Print the lines starting at the line containing "Convert this chart to matplotlib code." and ending at the line containing "ax = fig.add_axes([0.177, 0.0954, 0.762, 0.8092])", exactly and in full, without the pictures.

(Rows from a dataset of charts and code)
■ ■ ■ ■

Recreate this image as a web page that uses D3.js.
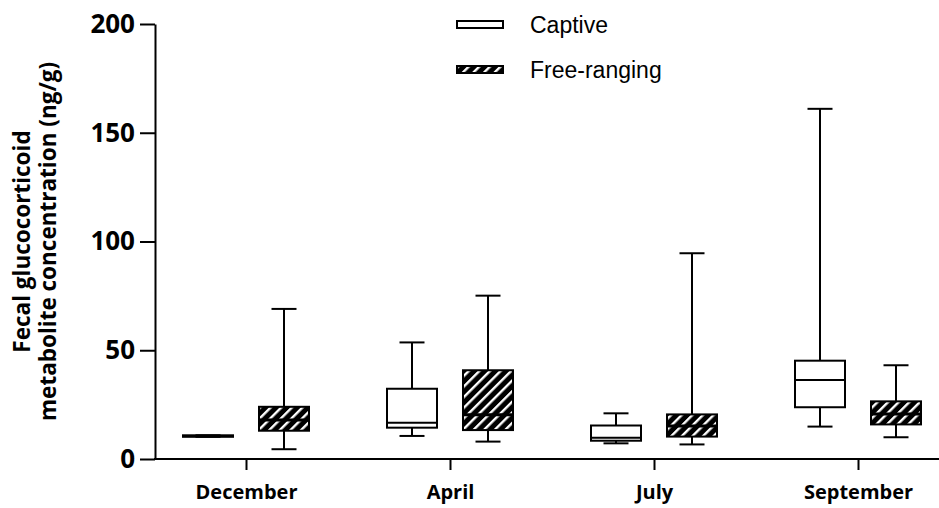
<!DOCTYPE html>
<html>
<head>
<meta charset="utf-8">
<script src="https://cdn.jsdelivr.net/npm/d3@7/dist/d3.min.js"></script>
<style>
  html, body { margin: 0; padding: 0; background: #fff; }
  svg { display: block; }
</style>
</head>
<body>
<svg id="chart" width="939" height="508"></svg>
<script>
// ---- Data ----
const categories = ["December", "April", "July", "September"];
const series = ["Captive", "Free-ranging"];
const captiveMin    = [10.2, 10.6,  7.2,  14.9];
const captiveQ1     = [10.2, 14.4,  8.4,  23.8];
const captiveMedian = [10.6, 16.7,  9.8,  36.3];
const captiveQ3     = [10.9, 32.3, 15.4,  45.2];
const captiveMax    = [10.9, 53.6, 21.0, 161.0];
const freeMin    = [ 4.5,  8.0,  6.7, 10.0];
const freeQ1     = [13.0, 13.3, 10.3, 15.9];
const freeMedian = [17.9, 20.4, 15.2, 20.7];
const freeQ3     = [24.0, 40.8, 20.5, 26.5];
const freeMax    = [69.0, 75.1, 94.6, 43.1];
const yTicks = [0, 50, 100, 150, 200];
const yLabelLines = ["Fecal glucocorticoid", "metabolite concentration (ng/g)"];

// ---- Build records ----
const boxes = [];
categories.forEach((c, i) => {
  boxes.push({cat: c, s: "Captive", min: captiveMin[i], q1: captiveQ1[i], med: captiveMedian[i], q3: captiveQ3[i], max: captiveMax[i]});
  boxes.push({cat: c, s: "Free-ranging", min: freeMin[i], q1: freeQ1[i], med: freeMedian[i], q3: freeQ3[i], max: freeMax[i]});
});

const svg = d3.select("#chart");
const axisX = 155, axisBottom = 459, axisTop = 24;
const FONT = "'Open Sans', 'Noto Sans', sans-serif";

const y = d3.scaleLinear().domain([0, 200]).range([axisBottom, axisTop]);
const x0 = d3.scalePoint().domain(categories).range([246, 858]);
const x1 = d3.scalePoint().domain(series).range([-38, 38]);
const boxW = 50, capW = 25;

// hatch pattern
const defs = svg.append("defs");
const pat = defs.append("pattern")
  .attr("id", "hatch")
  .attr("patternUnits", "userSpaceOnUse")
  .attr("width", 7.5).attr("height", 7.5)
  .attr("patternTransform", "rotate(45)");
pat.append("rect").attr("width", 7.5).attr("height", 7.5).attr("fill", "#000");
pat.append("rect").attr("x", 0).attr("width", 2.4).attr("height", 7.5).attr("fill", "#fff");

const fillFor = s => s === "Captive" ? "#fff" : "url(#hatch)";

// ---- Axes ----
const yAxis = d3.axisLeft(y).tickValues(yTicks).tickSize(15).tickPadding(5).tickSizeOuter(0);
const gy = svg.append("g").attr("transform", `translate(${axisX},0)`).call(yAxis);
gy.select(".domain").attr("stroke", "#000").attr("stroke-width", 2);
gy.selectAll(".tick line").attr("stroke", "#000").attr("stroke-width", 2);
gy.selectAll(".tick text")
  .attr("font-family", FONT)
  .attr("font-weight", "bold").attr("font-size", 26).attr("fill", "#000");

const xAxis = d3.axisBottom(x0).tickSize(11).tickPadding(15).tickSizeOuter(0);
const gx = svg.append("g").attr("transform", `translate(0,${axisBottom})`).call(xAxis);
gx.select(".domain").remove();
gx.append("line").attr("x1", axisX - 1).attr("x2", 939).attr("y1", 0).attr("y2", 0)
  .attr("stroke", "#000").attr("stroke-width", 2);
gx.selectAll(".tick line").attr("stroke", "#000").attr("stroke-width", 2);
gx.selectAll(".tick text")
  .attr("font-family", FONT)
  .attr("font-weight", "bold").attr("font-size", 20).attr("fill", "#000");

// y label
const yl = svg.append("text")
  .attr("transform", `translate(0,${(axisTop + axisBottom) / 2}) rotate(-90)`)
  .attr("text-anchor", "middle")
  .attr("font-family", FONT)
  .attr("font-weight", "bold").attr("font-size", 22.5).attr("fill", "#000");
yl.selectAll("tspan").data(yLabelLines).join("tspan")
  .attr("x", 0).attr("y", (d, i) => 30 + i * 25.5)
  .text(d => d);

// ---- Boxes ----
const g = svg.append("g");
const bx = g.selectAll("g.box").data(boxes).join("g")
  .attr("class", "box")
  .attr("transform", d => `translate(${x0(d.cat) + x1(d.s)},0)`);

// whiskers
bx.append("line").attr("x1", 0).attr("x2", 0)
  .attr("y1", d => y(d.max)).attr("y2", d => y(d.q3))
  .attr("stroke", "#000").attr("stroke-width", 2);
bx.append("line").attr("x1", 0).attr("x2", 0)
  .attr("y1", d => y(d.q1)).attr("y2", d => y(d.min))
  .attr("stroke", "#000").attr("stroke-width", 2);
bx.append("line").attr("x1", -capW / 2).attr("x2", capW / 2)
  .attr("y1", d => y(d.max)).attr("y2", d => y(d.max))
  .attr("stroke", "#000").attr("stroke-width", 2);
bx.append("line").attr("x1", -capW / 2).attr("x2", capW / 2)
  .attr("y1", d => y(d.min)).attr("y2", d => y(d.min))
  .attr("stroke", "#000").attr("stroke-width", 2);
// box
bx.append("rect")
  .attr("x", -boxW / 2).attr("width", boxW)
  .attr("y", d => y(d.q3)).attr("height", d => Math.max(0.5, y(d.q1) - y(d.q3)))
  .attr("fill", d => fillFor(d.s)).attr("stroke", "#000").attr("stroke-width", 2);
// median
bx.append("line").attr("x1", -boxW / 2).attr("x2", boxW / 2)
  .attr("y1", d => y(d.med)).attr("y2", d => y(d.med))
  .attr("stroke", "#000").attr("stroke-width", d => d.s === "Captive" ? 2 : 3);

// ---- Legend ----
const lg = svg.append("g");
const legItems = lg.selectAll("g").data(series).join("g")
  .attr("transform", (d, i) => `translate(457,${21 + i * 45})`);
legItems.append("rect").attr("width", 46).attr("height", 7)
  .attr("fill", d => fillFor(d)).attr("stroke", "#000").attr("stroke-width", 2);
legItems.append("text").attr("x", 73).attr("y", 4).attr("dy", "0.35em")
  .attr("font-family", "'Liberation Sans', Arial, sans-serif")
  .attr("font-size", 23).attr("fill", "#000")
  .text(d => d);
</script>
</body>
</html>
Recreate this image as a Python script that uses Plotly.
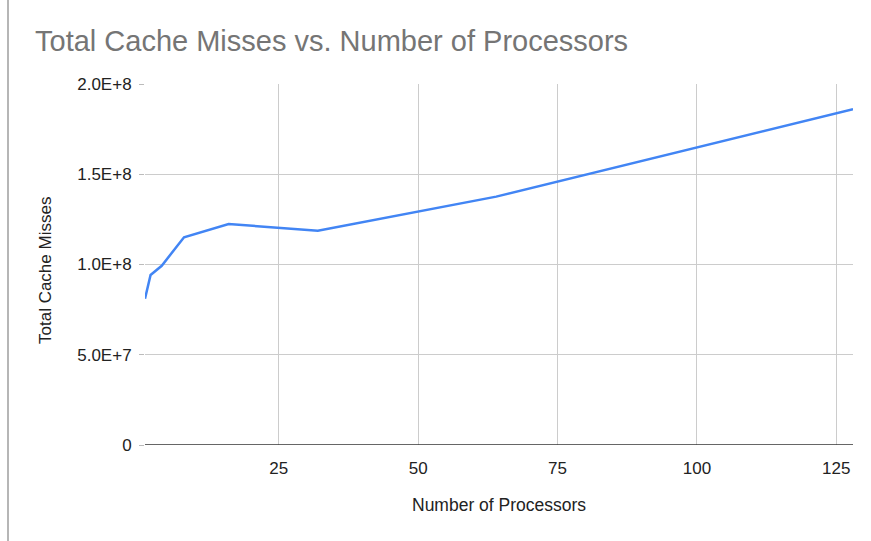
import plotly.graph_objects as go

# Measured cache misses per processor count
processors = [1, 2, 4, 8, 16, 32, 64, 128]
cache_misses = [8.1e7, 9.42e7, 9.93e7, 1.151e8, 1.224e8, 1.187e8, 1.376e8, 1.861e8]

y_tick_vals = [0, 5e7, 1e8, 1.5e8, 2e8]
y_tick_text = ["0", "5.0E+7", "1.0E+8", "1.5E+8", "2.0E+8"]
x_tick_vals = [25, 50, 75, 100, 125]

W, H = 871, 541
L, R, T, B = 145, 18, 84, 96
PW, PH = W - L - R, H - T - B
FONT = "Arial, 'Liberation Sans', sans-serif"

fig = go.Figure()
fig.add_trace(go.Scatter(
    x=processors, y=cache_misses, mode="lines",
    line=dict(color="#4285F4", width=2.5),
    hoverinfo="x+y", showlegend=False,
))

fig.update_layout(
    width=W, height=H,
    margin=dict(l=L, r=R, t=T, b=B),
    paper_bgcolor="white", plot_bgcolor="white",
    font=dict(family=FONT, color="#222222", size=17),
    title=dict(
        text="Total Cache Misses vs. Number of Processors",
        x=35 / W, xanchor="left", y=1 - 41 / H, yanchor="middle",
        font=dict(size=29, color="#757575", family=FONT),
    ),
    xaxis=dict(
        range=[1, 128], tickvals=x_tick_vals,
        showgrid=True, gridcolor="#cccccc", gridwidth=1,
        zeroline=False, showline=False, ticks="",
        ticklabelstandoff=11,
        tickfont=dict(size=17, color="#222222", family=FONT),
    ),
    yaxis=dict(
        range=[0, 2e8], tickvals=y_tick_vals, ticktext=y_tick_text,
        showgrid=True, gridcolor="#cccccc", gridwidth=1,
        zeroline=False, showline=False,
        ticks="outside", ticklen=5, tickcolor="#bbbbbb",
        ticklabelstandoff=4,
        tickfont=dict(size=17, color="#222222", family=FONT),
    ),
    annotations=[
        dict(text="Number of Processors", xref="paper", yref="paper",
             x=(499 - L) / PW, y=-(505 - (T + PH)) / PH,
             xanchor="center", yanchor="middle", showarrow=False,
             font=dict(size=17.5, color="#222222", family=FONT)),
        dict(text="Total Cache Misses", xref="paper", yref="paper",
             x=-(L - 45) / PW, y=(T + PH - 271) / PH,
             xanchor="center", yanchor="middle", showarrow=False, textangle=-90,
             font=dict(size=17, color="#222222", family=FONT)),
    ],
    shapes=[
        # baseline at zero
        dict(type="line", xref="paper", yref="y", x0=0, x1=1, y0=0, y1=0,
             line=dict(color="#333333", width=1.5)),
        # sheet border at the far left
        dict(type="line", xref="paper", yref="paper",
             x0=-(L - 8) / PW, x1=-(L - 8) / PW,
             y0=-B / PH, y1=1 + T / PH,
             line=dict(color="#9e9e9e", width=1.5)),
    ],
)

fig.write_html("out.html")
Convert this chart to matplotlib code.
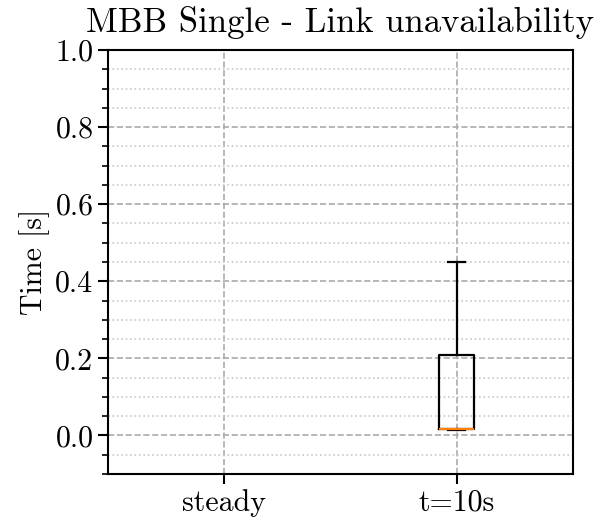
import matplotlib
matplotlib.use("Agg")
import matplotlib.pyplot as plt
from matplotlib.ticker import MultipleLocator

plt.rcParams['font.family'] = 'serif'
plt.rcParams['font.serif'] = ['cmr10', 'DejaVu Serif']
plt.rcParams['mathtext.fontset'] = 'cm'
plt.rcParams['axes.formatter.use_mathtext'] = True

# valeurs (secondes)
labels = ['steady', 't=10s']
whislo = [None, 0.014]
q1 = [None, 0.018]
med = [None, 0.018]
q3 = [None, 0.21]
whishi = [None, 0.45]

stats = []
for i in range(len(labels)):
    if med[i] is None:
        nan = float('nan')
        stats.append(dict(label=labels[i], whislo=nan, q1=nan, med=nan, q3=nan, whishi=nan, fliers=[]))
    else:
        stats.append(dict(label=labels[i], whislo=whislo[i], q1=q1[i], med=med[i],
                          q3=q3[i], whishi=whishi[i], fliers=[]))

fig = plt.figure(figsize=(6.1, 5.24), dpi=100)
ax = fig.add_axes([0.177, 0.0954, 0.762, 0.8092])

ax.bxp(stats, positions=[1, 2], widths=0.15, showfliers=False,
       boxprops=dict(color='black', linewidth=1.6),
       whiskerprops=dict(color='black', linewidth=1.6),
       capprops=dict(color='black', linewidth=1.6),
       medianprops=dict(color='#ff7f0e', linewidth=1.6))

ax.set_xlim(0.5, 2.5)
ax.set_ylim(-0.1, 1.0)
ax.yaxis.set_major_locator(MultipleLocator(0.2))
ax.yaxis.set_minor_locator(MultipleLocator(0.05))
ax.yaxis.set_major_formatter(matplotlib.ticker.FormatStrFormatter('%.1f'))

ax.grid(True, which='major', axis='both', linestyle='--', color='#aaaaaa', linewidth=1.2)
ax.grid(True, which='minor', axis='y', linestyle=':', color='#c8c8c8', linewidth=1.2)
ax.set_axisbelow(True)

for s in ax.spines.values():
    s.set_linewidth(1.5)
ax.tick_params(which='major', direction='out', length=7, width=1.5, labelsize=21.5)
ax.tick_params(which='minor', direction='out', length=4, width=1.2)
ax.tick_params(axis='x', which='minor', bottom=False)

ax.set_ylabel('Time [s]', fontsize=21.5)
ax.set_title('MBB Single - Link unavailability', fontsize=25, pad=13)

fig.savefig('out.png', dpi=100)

■ ■ ■ ■

● Exercise solution:
Convert this chart to matplotlib code.
import matplotlib
matplotlib.use("Agg")
import matplotlib.pyplot as plt
from matplotlib.ticker import MultipleLocator

plt.rcParams['font.family'] = 'serif'
plt.rcParams['font.serif'] = ['cmr10', 'DejaVu Serif']
plt.rcParams['mathtext.fontset'] = 'cm'
plt.rcParams['axes.formatter.use_mathtext'] = True

# valeurs (secondes)
labels = ['steady', 't=10s']
whislo = [None, 0.014]
q1 = [None, 0.018]
med = [None, 0.018]
q3 = [None, 0.21]
whishi = [None, 0.45]

stats = []
for i in range(len(labels)):
    if med[i] is None:
        nan = float('nan')
        stats.append(dict(label=labels[i], whislo=nan, q1=nan, med=nan, q3=nan, whishi=nan, fliers=[]))
    else:
        stats.append(dict(label=labels[i], whislo=whislo[i], q1=q1[i], med=med[i],
                          q3=q3[i], whishi=whishi[i], fliers=[]))

fig = plt.figure(figsize=(6.1, 5.24), dpi=100)
ax = fig.add_axes([0.177, 0.0954, 0.762, 0.8092])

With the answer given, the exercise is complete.